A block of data

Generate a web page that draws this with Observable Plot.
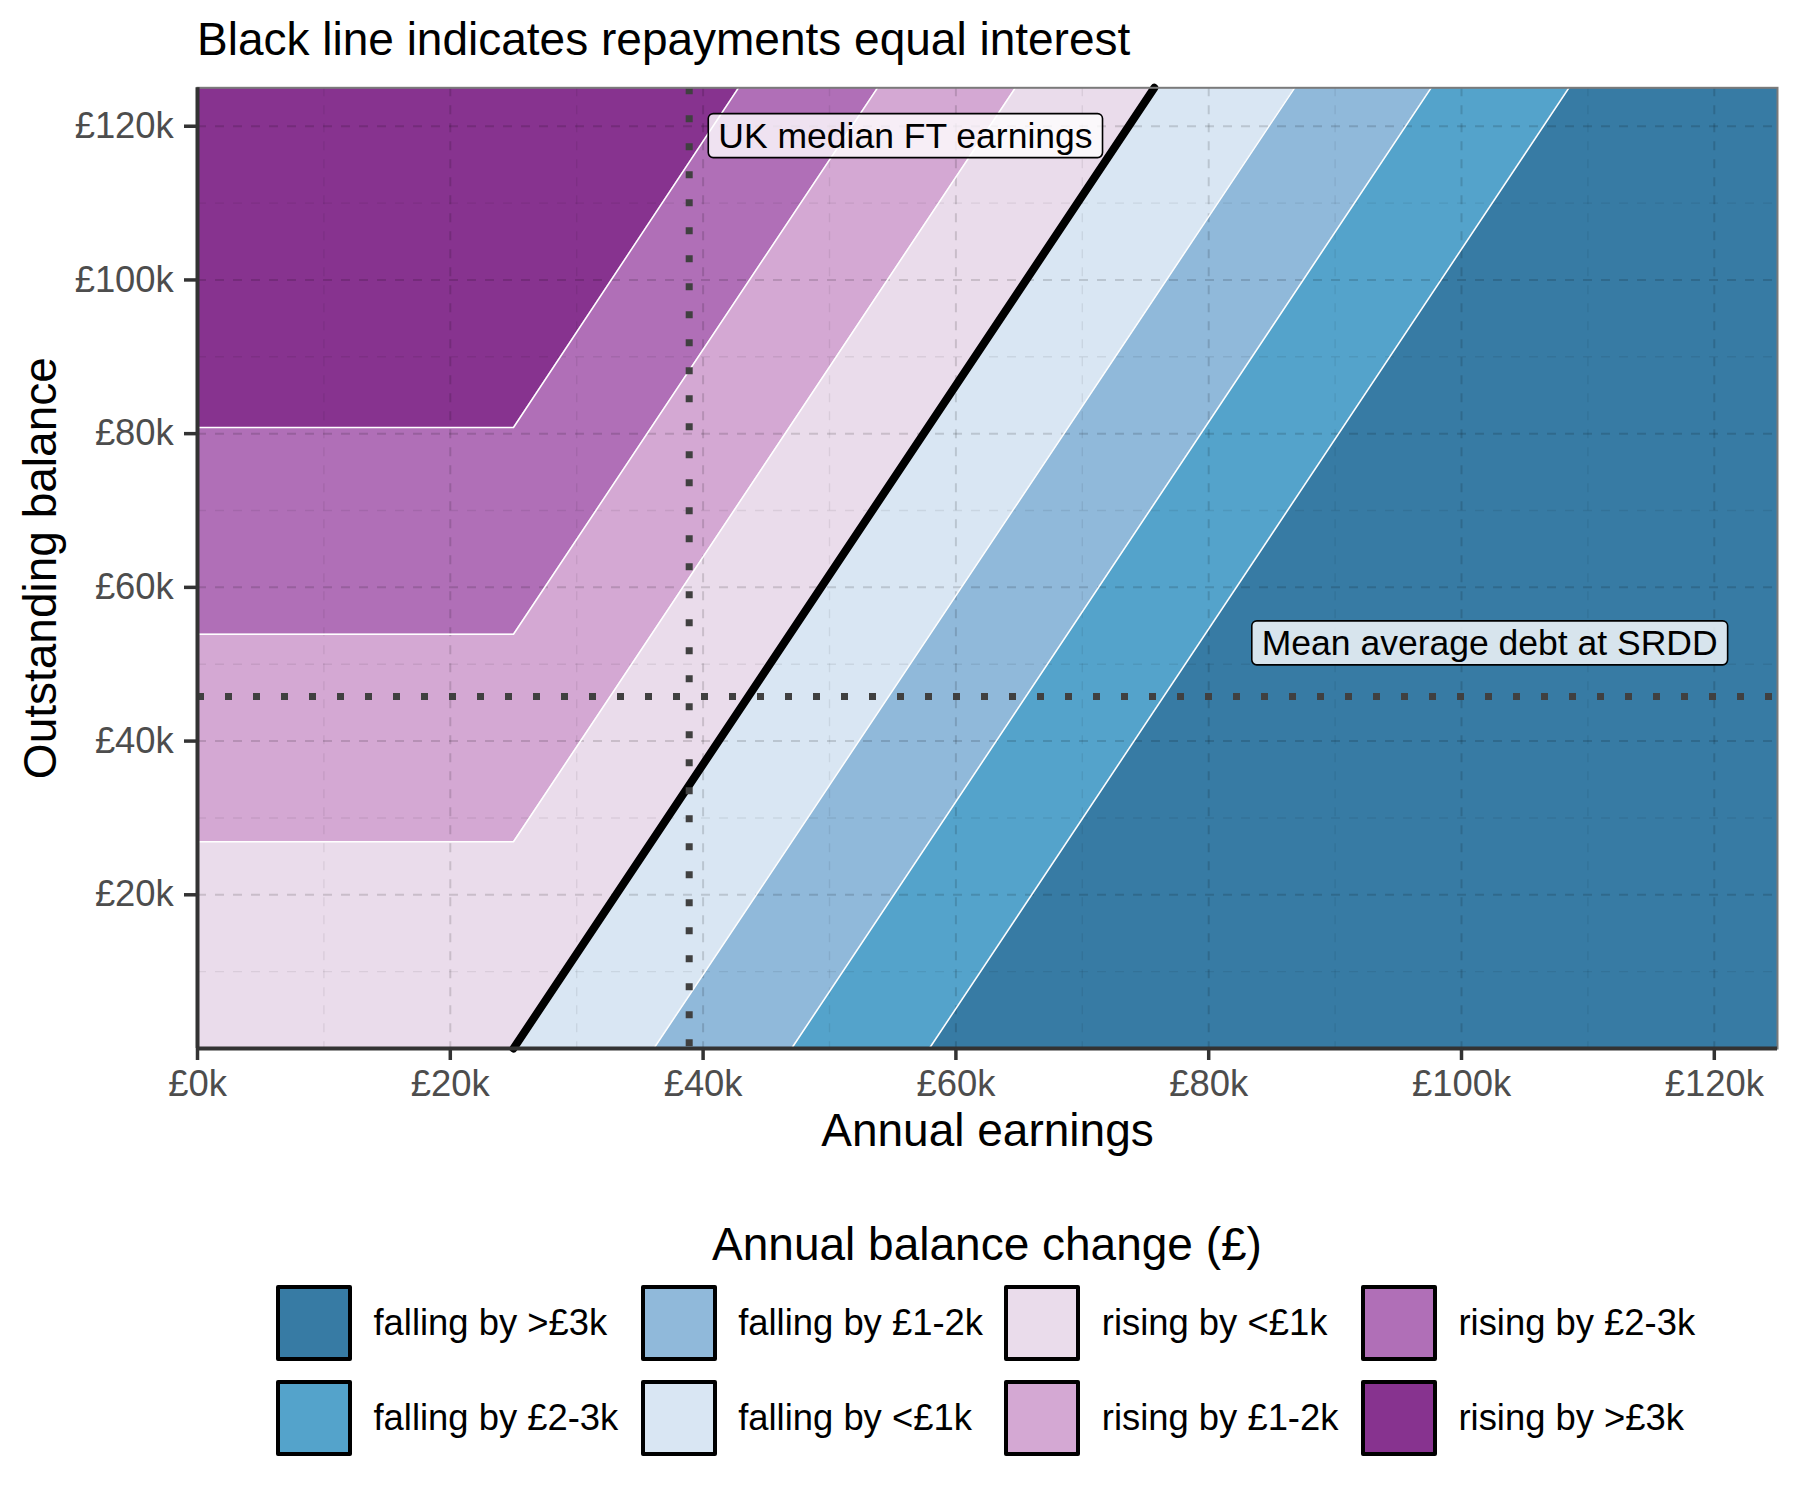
<!DOCTYPE html>
<html>
<head>
<meta charset="utf-8">
<script src="https://cdn.jsdelivr.net/npm/d3@7"></script>
<script src="https://cdn.jsdelivr.net/npm/@observablehq/plot@0.6"></script>
<style>
  html, body { margin: 0; padding: 0; background: #fff; }
  #wrap { position: relative; width: 1800px; height: 1500px; font-family: "Liberation Sans", Arial, sans-serif; color: #000; }
  #title { position: absolute; left: 197px; top: 16px; font-size: 46px; line-height: 1; white-space: nowrap; }
  #chart { position: absolute; left: 0; top: 76px; }
  #legend-title { position: absolute; left: 987px; top: 1221px; transform: translateX(-50%); font-size: 46px; line-height: 1; white-space: nowrap; }
  #legend { position: absolute; left: 276px; top: 1285px; display: grid; grid-auto-flow: column;
            grid-template-rows: 76px 76px; row-gap: 19px; grid-template-columns: 364.7px 363.6px 356.7px auto; }
  .item { display: flex; align-items: center; height: 76px; }
  .sw { width: 76px; height: 76px; box-sizing: border-box; border: 4.5px solid #000; border-radius: 2px; }
  .lab { margin-left: 21.5px; font-size: 36.4px; line-height: 1; white-space: nowrap; }
</style>
</head>
<body>
<div id="wrap">
  <div id="title">Black line indicates repayments equal interest</div>
  <div id="chart"></div>
  <div id="legend-title">Annual balance change (£)</div>
  <div id="legend"></div>
</div>
<script>
// ---- data (values in £) ----
const bandLabels = ["falling by >£3k", "falling by £2-3k", "falling by £1-2k", "falling by <£1k",
                    "rising by <£1k", "rising by £1-2k", "rising by £2-3k", "rising by >£3k"];
const bandColors = ["#377ba4", "#54a3cb", "#90b9da", "#d9e6f3",
                    "#eadceb", "#d4a8d3", "#b06fb7", "#87338f"];
const axisMax = 125000;
const thresholdEarnings = 25000;                      // contour lines kink here
const risingLevels = [26900, 53900, 80800];           // balance of rising boundaries (<1k|1-2k, 1-2k|2-3k, 2-3k|>3k) below threshold
const risingTopEarnings = [64700, 53800, 42800];      // earnings where those boundaries meet the top edge
const fallingBottomEarnings = [25000, 36100, 47000, 57900]; // black line, <1k|1-2k, 1-2k|2-3k, 2-3k|>3k at zero balance
const fallingTopEarnings = [75700, 86800, 97600, 108500];   // same boundaries at the top edge
const medianEarnings = 38900;   // UK median FT earnings
const meanDebt = 45800;         // mean average debt at SRDD
const xTicks = [0, 20000, 40000, 60000, 80000, 100000, 120000];
const yTicks = [20000, 40000, 60000, 80000, 100000, 120000];
const minorTicks = [10000, 30000, 50000, 70000, 90000, 110000];
const annTexts = ["UK median FT earnings", "Mean average debt at SRDD"];
const annEarnings = [41200, 84200];
const annBalance = [118700, 52700];

// ---- build boundary polylines and band polygons from the values above ----
const risingLines = risingLevels.map((b, i) => [[0, b], [thresholdEarnings, b], [risingTopEarnings[i], axisMax]]);
const fallingLines = fallingBottomEarnings.map((e, i) => [[e, 0], [fallingTopEarnings[i], axisMax]]);
const topEdge = [[0, axisMax], [risingTopEarnings[2], axisMax], [risingTopEarnings[2], axisMax]];
const rightEdge = [[axisMax, 0], [axisMax, axisMax]];
const bottomRising = [[0, 0], [thresholdEarnings, 0], [fallingTopEarnings[0], axisMax]];

// each band: [a-polyline, b-polyline] (area fills between them)
const bandPairs = {
  "falling by >£3k": [rightEdge, fallingLines[3]],
  "falling by £2-3k": [fallingLines[3], fallingLines[2]],
  "falling by £1-2k": [fallingLines[2], fallingLines[1]],
  "falling by <£1k": [fallingLines[1], fallingLines[0]],
  "rising by <£1k": [bottomRising, risingLines[0]],
  "rising by £1-2k": [risingLines[0], risingLines[1]],
  "rising by £2-3k": [risingLines[1], risingLines[2]],
  "rising by >£3k": [risingLines[2], topEdge]
};
const bandRows = [];
for (const band of bandLabels) {
  const [a, b] = bandPairs[band];
  a.forEach((p, i) => bandRows.push({band, xa: p[0], ya: p[1], xb: b[i][0], yb: b[i][1]}));
}
const whiteRows = [];
risingLines.forEach((l, i) => l.forEach(p => whiteRows.push({id: "r" + i, x: p[0], y: p[1]})));
fallingLines.slice(1).forEach((l, i) => l.forEach(p => whiteRows.push({id: "f" + i, x: p[0], y: p[1]})));
const blackRows = fallingLines[0].map(p => ({x: p[0], y: p[1]}));
const annRows = annTexts.map((t, i) => ({text: t, x: annEarnings[i], y: annBalance[i]}));

const fmt = d => "£" + d / 1000 + "k";
const dash = "9,9";

const chart = Plot.plot({
  width: 1800, height: 1090,
  marginLeft: 197, marginRight: 23, marginTop: 11.3, marginBottom: 118,
  style: {fontFamily: "'Liberation Sans', Arial, sans-serif", background: "transparent", overflow: "visible"},
  x: {domain: [0, axisMax]},
  y: {domain: [0, axisMax]},
  color: {domain: bandLabels, range: bandColors},
  marks: [
    Plot.area(bandRows, {x1: "xa", y1: "ya", x2: "xb", y2: "yb", z: "band", fill: "band"}),
    Plot.gridX(minorTicks, {stroke: "#000", strokeOpacity: 0.07, strokeWidth: 1.4, strokeDasharray: dash}),
    Plot.gridY(minorTicks, {stroke: "#000", strokeOpacity: 0.07, strokeWidth: 1.4, strokeDasharray: dash}),
    Plot.gridX(xTicks.slice(1), {stroke: "#000", strokeOpacity: 0.14, strokeWidth: 2, strokeDasharray: dash}),
    Plot.gridY(yTicks, {stroke: "#000", strokeOpacity: 0.14, strokeWidth: 2, strokeDasharray: dash}),
    Plot.line(whiteRows, {x: "x", y: "y", z: "id", stroke: "#fff", strokeWidth: 1.5}),
    Plot.line(blackRows, {x: "x", y: "y", stroke: "#000", strokeWidth: 8}),
    Plot.ruleX([medianEarnings], {stroke: "#404040", strokeWidth: 7, strokeDasharray: "7,21"}),
    Plot.ruleY([meanDebt], {stroke: "#404040", strokeWidth: 7, strokeDasharray: "7,21"}),
    Plot.text(annRows, {x: "x", y: "y", text: "text", textAnchor: "start", lineAnchor: "middle",
                        fontSize: 35.5, fill: "#000", className: "ann"}),
    Plot.frame({stroke: "#7a7a7a", strokeWidth: 2}),
    Plot.ruleX([0], {stroke: "#333", strokeWidth: 4}),
    Plot.ruleY([0], {stroke: "#333", strokeWidth: 4}),
    Plot.axisX(xTicks, {tickFormat: fmt, tickSize: 12, tickPadding: 10, fontSize: 36.4,
                        stroke: "#333", strokeWidth: 3.5, fill: "#4d4d4d", label: null}),
    Plot.axisY(yTicks, {tickFormat: fmt, tickSize: 13, tickPadding: 10.7, fontSize: 36.4,
                        stroke: "#333", strokeWidth: 3.5, fill: "#4d4d4d", label: null}),
    Plot.text(["Annual earnings"], {text: d => d, frameAnchor: "bottom", dy: 97.7, lineAnchor: "bottom",
                                    textAnchor: "middle", fontSize: 46, fill: "#000"}),
    Plot.text(["Outstanding balance"], {text: d => d, frameAnchor: "left", dx: -156.5, rotate: -90,
                                        textAnchor: "middle", lineAnchor: "middle", fontSize: 46, fill: "#000"})
  ]
});
document.getElementById("chart").appendChild(chart);

// label boxes behind annotation texts (like geom_label)
chart.querySelectorAll(".ann text").forEach(t => {
  const bb = t.getBBox();
  const g = t.parentNode;
  const r = document.createElementNS("http://www.w3.org/2000/svg", "rect");
  const padX = 10, padY = 2;
  r.setAttribute("x", bb.x - padX);
  r.setAttribute("y", bb.y - padY);
  r.setAttribute("width", bb.width + 2 * padX);
  r.setAttribute("height", bb.height + 2 * padY);
  r.setAttribute("rx", 5);
  r.setAttribute("fill", "#fff");
  r.setAttribute("fill-opacity", 0.8);
  r.setAttribute("stroke", "#000");
  r.setAttribute("stroke-width", 1.6);
  const tr = t.getAttribute("transform");
  if (tr) r.setAttribute("transform", tr);
  g.insertBefore(r, t);
});

// legend
const legend = document.getElementById("legend");
bandLabels.forEach((lab, i) => {
  const item = document.createElement("div");
  item.className = "item";
  const sw = document.createElement("div");
  sw.className = "sw";
  sw.style.background = bandColors[i];
  const tx = document.createElement("div");
  tx.className = "lab";
  tx.textContent = lab;
  item.appendChild(sw);
  item.appendChild(tx);
  legend.appendChild(item);
});
</script>
</body>
</html>
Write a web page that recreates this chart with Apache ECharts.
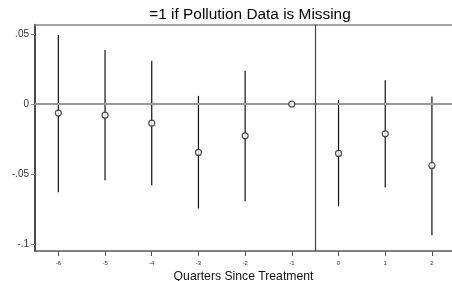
<!DOCTYPE html>
<html>
<head>
<meta charset="utf-8">
<script src="https://cdn.jsdelivr.net/npm/echarts@6/dist/echarts.min.js"></script>
<style>
  html, body { margin: 0; padding: 0; background: #fff; }
  #main { width: 452px; height: 281px; }
</style>
</head>
<body>
<div id="main"></div>
<script>
// quarters relative to treatment
let quarters = [-6, -5, -4, -3, -2, -1, 0, 1, 2];
// point estimates and 95% CI bounds
let coef   = [-0.0064, -0.0079, -0.0136, -0.0345, -0.0226, 0.0000, -0.0352, -0.0212, -0.0438];
let ciLow  = [-0.0629, -0.0543, -0.0579, -0.0745, -0.0693, 0.0000, -0.0729, -0.0595, -0.0936];
let ciHigh = [0.0493, 0.0386, 0.0309, 0.0059, 0.0238, 0.0000, 0.0029, 0.0171, 0.0055];
let yTicks = [-0.1, -0.05, 0, 0.05];

let myChart = echarts.init(document.getElementById('main'));

let fmtY = function (v) {
    if (v === 0) return '0';
    let s = String(+v.toFixed(2));
    return s.replace('0.', '.');
};

let option = {
    animation: false,
    textStyle: { fontFamily: 'Liberation Sans, Arial, sans-serif' },
    title: {
        text: '=1 if Pollution Data is Missing',
        left: 245,
        textAlign: 'center',
        top: 2,
        textStyle: { fontSize: 15.4, fontWeight: 'normal', color: '#000' }
    },
    // keep the plot box fixed, don't let v6 shrink it for the axis name
    grid: { left: 35, right: 0, top: 24.5, bottom: 30, outerBoundsMode: 'none', containLabel: false },
    xAxis: [{
        type: 'value',
        min: -6.5,
        max: 2.43,
        name: 'Quarters Since Treatment',
        nameLocation: 'middle',
        nameGap: 17,
        nameTextStyle: { fontSize: 12.2, color: '#111' },
        splitLine: { show: false },
        axisLine: { onZero: false, lineStyle: { color: '#555', width: 1.5 } },
        axisTick: { customValues: quarters, length: 5, lineStyle: { color: '#555' } },
        axisLabel: { customValues: quarters, fontSize: 6, color: '#333', margin: 9 }
    }, {
        type: 'value',
        position: 'top',
        min: -6.5,
        max: 2.43,
        axisLine: { show: true, onZero: false, lineStyle: { color: '#888', width: 1.5 } },
        axisTick: { show: false },
        axisLabel: { show: false },
        splitLine: { show: false }
    }],
    yAxis: {
        type: 'value',
        min: -0.1048,
        max: 0.0568,
        splitLine: { show: false },
        axisLine: { show: true, onZero: false, lineStyle: { color: '#111', width: 1.5 } },
        axisTick: { customValues: yTicks, length: 4, lineStyle: { color: '#888' } },
        axisLabel: { customValues: yTicks, fontSize: 10, color: '#333', margin: 6, formatter: fmtY }
    },
    series: [{
        type: 'custom',
        silent: true,
        data: quarters.map((q, i) => [q, ciLow[i], ciHigh[i]]),
        encode: { x: 0, y: [1, 2] },
        renderItem: function (params, api) {
            let p1 = api.coord([api.value(0), api.value(1)]);
            let p2 = api.coord([api.value(0), api.value(2)]);
            return {
                type: 'line',
                shape: { x1: p1[0], y1: p1[1], x2: p2[0], y2: p2[1] },
                style: { stroke: '#111', lineWidth: 1.2 }
            };
        },
        markLine: {
            silent: true,
            symbol: 'none',
            label: { show: false },
            data: [
                { yAxis: 0, lineStyle: { color: '#999', width: 2, type: 'solid' } },
                { xAxis: -0.5, lineStyle: { color: '#444', width: 1.2, type: 'solid' } }
            ]
        },
        z: 3
    }, {
        type: 'scatter',
        silent: true,
        data: quarters.map((q, i) => [q, coef[i]]),
        symbol: 'circle',
        symbolSize: 6,
        itemStyle: { color: '#fff', borderColor: '#222', borderWidth: 1.2 },
        z: 5
    }]
};

myChart.setOption(option);
</script>
</body>
</html>
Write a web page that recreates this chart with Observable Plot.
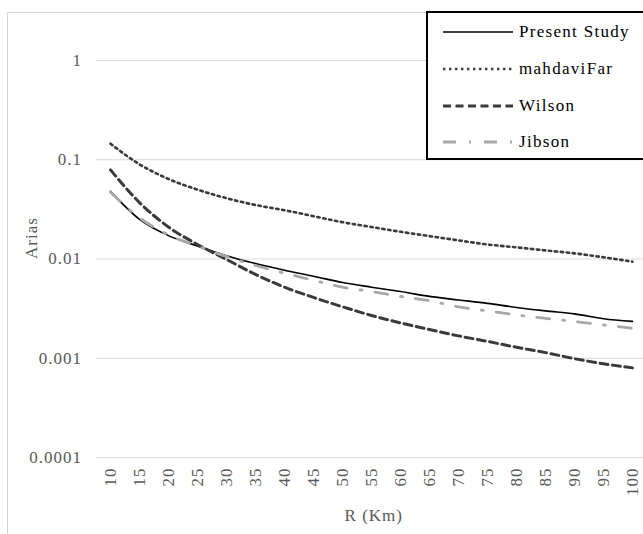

Direction
From the data, list each line in which the string "that" appears.

Output below
Generate a web page that draws this with Observable Plot.
Write a web page that recreates this chart with Apache ECharts.
Write a web page that recreates this chart with Observable Plot.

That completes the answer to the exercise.